With insults being traded almost daily between Washington and Pyongyang, Koreans should be forgiven for feeling like they are balancing on the edge of a geopolitical volcano these days.
Yet South Korea could not be more hip.
The political tension on the peninsula has done nothing to dull the huge international success of South Korean K-pop singers who dominate the charts in much of Asia and beyond.
The country has also become a style destination for thousands of young Chinese visitors eager to copy the looks of their K-pop idols, with top luxury brands like Dior and Chanel competing to clothe them.
With the country's cosmetics industry also booming, South Korea's fashion houses are now daring to dream big.
Young K-fashion designers hope to cash in on the style-icon status of K-pop stars to compete with Japanese labels, which have long been Asian fashion's big hitters.
Unlike Japan, where brands such as Comme des Garcons, Issey Miyake and Yohji Yamamoto are global names, few Korean labels have made an impact beyond their shores.
This weekend the Seoul government brought five of its rising talents to show at Paris Fashion Week as part of its "K-Fashion Project" charm offensive that has already made stops in New York, Beijing and Shanghai.
"We Koreans are very fashion conscious. We love fashion," Ju Tae Jin of the Korea Research Institute for Fashion Industry told Agence France-Presse (AFP) before the show in the French capital.
"The young designers have grown up in that environment, and they know how to interpret street fashion into their design DNA. They are very dynamic, and they are very good at presenting themselves on social media," she said.
Ju said Korean designers were particularly gifted in their amusing take on street wear, with Seoul giving Tokyo a run for its money in terms of youth style.
That fizzy creativity was emphasized in the five designers showing in the French capital late Saturday.
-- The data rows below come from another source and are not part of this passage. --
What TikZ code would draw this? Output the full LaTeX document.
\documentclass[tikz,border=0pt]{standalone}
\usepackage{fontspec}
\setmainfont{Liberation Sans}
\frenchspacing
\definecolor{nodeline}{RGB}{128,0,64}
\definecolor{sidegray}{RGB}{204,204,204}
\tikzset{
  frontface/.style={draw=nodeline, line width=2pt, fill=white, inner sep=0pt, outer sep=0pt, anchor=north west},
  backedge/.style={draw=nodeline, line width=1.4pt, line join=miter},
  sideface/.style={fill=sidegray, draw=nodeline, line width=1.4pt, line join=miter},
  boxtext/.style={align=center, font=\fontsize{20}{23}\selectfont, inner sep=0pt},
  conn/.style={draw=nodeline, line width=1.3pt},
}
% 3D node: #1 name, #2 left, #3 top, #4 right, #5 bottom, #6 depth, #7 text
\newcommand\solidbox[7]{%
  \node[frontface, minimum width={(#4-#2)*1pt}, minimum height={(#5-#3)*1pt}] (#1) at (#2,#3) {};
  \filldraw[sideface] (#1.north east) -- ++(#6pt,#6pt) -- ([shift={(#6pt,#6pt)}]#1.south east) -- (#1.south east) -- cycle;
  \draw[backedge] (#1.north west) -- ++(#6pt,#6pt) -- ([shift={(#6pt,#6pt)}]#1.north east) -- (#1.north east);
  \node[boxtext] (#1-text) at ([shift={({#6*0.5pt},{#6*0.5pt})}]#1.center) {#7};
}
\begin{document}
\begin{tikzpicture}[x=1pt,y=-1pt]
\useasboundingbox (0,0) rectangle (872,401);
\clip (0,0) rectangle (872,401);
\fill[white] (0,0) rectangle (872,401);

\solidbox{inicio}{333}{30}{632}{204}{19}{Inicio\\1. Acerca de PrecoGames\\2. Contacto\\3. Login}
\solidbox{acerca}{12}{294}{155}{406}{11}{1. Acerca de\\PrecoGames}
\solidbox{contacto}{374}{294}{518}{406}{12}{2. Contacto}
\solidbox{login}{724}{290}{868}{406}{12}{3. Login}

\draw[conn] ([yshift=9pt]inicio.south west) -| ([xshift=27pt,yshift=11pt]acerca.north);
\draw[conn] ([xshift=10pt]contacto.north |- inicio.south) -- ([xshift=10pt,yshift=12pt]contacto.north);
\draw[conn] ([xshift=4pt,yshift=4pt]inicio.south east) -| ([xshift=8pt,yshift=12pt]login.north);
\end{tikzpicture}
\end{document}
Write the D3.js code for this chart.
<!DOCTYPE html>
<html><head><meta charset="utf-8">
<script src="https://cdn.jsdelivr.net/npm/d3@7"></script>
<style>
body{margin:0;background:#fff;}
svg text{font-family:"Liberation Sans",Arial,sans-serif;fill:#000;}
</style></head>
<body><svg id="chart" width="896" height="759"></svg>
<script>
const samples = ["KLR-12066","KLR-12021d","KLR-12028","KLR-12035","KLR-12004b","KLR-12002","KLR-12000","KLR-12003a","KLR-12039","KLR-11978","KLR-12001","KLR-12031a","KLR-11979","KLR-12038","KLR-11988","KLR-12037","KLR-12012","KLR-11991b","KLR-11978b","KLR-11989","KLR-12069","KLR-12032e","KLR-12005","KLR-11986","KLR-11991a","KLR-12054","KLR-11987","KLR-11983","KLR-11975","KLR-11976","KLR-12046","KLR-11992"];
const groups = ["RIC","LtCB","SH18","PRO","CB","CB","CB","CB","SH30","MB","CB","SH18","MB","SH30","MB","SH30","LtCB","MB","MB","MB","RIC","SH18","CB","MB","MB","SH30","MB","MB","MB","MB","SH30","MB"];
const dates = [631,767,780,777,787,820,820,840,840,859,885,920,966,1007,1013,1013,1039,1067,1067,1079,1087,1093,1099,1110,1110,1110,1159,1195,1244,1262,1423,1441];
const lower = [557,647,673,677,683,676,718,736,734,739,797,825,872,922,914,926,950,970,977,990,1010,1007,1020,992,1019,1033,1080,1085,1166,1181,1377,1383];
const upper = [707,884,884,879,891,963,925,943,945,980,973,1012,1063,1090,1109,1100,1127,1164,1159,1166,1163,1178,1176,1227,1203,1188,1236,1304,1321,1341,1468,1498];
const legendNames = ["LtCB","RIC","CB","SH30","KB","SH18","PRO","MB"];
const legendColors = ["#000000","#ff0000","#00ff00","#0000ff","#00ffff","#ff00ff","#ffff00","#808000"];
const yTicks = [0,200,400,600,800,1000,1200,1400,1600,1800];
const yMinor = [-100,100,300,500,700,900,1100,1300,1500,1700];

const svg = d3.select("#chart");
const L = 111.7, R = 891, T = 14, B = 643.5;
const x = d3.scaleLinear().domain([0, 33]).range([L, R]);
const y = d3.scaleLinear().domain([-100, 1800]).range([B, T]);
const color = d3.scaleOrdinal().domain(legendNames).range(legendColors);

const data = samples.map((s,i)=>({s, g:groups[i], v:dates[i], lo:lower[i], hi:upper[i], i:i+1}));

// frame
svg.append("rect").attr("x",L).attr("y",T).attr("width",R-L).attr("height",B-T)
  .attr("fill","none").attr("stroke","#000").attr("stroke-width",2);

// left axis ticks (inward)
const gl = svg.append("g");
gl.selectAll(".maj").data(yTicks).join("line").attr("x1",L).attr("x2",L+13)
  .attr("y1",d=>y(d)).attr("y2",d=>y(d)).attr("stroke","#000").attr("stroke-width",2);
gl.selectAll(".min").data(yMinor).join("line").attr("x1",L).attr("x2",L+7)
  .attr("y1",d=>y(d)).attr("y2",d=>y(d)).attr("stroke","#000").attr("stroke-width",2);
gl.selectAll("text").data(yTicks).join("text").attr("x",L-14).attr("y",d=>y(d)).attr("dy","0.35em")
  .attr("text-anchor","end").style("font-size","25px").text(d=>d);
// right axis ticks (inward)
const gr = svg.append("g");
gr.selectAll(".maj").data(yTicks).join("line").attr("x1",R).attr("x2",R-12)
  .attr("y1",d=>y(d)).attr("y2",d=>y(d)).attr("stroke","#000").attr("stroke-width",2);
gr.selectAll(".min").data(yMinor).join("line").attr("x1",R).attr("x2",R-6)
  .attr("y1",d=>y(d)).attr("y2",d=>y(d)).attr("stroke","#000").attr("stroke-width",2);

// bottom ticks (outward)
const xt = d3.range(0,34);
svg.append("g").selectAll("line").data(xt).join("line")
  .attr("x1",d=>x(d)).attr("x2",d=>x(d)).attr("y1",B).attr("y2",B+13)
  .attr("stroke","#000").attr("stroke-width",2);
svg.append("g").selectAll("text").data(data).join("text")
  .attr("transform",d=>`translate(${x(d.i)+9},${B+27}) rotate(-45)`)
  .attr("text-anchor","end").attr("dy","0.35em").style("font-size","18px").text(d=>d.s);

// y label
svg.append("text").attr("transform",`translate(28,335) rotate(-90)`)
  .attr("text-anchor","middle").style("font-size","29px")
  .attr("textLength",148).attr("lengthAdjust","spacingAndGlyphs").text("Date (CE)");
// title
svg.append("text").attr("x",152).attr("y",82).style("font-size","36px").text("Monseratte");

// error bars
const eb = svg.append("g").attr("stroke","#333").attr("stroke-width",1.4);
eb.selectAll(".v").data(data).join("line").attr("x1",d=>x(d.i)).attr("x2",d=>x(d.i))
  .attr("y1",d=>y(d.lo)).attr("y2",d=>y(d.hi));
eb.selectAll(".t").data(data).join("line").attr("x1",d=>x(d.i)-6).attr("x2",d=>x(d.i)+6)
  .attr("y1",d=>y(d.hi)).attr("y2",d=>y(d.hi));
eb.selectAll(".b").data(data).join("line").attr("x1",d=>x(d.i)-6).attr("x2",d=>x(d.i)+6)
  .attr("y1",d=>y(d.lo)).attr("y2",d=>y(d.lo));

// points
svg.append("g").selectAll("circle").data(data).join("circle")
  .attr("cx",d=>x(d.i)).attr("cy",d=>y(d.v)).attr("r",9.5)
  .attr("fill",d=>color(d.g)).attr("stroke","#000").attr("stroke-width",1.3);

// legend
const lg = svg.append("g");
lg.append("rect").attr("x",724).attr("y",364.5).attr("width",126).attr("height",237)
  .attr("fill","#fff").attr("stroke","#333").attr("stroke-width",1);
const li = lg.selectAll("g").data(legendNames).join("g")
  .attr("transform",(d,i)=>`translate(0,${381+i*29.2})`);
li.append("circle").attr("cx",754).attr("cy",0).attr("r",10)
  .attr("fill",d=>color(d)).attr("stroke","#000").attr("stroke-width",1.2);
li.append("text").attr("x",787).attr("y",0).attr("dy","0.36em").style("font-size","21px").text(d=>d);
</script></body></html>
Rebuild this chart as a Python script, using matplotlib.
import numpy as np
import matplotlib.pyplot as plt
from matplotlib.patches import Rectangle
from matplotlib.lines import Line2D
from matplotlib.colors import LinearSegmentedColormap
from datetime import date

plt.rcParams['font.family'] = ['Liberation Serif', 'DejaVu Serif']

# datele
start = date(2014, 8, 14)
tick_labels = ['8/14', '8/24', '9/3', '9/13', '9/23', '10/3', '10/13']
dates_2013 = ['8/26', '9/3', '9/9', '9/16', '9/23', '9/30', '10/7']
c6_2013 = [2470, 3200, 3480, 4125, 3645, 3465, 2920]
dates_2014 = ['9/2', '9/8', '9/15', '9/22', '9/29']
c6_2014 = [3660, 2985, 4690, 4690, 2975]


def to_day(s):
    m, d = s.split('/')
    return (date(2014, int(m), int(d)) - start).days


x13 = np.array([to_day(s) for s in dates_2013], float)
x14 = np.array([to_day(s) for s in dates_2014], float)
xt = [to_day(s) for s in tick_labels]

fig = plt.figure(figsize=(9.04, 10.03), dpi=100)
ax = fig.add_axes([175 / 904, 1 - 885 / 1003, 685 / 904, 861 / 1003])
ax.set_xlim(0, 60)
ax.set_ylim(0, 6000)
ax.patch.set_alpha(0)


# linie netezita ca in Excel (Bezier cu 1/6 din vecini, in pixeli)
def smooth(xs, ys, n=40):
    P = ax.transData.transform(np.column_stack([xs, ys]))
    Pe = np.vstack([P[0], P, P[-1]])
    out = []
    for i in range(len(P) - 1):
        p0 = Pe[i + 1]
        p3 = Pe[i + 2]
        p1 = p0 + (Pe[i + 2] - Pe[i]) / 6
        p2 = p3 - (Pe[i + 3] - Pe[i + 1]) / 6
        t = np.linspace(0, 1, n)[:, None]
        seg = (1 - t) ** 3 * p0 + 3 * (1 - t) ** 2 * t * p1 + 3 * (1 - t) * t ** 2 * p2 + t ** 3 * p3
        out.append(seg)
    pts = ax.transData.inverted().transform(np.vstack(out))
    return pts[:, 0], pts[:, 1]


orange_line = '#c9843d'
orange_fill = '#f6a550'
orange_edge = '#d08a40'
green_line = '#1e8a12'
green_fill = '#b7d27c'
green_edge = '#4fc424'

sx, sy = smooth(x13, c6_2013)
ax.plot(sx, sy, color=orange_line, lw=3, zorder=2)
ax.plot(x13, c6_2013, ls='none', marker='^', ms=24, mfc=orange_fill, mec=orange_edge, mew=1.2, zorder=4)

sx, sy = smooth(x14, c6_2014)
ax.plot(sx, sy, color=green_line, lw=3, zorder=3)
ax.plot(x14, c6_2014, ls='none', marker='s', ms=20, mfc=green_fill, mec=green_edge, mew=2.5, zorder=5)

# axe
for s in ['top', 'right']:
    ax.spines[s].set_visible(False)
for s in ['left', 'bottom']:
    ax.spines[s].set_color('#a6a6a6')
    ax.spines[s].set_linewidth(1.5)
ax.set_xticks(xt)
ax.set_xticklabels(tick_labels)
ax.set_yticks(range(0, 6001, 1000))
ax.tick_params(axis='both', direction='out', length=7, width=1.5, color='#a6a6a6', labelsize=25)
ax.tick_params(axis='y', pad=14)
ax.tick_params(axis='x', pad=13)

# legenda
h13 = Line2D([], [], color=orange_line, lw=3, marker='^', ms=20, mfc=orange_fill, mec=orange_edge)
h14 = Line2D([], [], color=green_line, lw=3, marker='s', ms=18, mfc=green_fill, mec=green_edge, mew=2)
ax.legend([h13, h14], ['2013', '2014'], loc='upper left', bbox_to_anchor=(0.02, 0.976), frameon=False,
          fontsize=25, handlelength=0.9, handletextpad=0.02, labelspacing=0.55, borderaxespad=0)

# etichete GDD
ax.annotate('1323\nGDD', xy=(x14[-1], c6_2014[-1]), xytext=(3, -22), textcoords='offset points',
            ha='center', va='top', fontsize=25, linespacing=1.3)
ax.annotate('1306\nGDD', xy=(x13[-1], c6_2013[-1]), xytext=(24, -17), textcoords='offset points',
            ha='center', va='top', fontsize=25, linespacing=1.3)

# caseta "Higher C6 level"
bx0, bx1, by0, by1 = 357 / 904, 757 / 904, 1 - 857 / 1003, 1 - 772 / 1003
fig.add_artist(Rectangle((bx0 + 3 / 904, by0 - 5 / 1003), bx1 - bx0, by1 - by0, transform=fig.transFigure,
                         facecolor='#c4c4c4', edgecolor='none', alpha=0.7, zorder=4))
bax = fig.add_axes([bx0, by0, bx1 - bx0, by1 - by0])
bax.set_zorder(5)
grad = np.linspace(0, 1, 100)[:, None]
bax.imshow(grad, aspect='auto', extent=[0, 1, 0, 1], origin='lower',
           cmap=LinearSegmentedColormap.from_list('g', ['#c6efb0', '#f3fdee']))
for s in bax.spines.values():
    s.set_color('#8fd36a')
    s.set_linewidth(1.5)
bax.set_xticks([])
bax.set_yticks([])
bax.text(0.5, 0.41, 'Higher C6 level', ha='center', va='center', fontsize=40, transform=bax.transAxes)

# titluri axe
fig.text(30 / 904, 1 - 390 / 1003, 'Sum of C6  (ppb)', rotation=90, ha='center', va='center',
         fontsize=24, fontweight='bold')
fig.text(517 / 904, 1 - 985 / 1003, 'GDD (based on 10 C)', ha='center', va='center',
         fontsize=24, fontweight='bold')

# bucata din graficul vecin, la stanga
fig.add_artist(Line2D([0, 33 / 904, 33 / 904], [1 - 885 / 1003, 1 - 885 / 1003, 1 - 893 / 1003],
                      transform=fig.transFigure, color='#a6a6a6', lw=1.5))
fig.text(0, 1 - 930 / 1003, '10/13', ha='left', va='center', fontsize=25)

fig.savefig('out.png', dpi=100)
"I wonder what the fashion people here will think of the collection," said Kathleen Kye, whose designs have been worn by K-pop star G-Dragon, leader of the group BIGBANG. "So yes, it is quite important to me."
A graduate of London's prestigious Central Saint Martins, she launched her own label Kye in 2011 and is one of the better-known names taking part in Seoul Fashion week later this month.
The five featured brands, chosen from around 100 up-and-coming designers, are also having their clothes featured at the Colette store in Paris, a temple for fashionistas.
Kye's colorful street wear collection was inspired by superstitions and fortune-telling - both popular Korean obsessions.
Her tops scattered with stars and seams embroidered with silver pearls, sell from for around 80 euros ($95) with jackets going for 400 euros.
Eunae Cho has an altogether different thing brewing. She called her collection Tibaeg ("teabag" in English) - with tea-leaf prints and green as her signature color.
Using light-as-a-feather glittery synthetic organza and flower embroidery, she rethought the long flowing traditional Korean hanbok dress, as well as sending some rather dramatic pleated pants down the catwalk.
The 36-year-old started her own brand in 2011 after leaving Yonsei University in Seoul and her clothes have since been sold in Los Angeles, Canada, Kuwait, Hong Kong and Singapore.
Sporting a French beret, tattoos and sunglasses, Bumsuk Choi the creator behind the General Idea label, cuts a very different figure.
His rise has been a lot less conventional. He left school at 17 "because I needed to make money" and learned to sew in a factory.
He made his first T-shirts at the age of 20 and "cried I was so stressed ... It's quite a different story from people that have a lot of money and go to fashion schools," he said.
Two decades later after showing his clever and quirky creations at New York Fashion Week on his own bat, he made inroads in Milan, Hong Kong, the United States, China and France.
He has a clean, distinctive style and likes to link the new millennial generation with the hippies of the 1960s - just with "added IT" - jokingly calling them the "phono sapiens" because of how they live through their phones.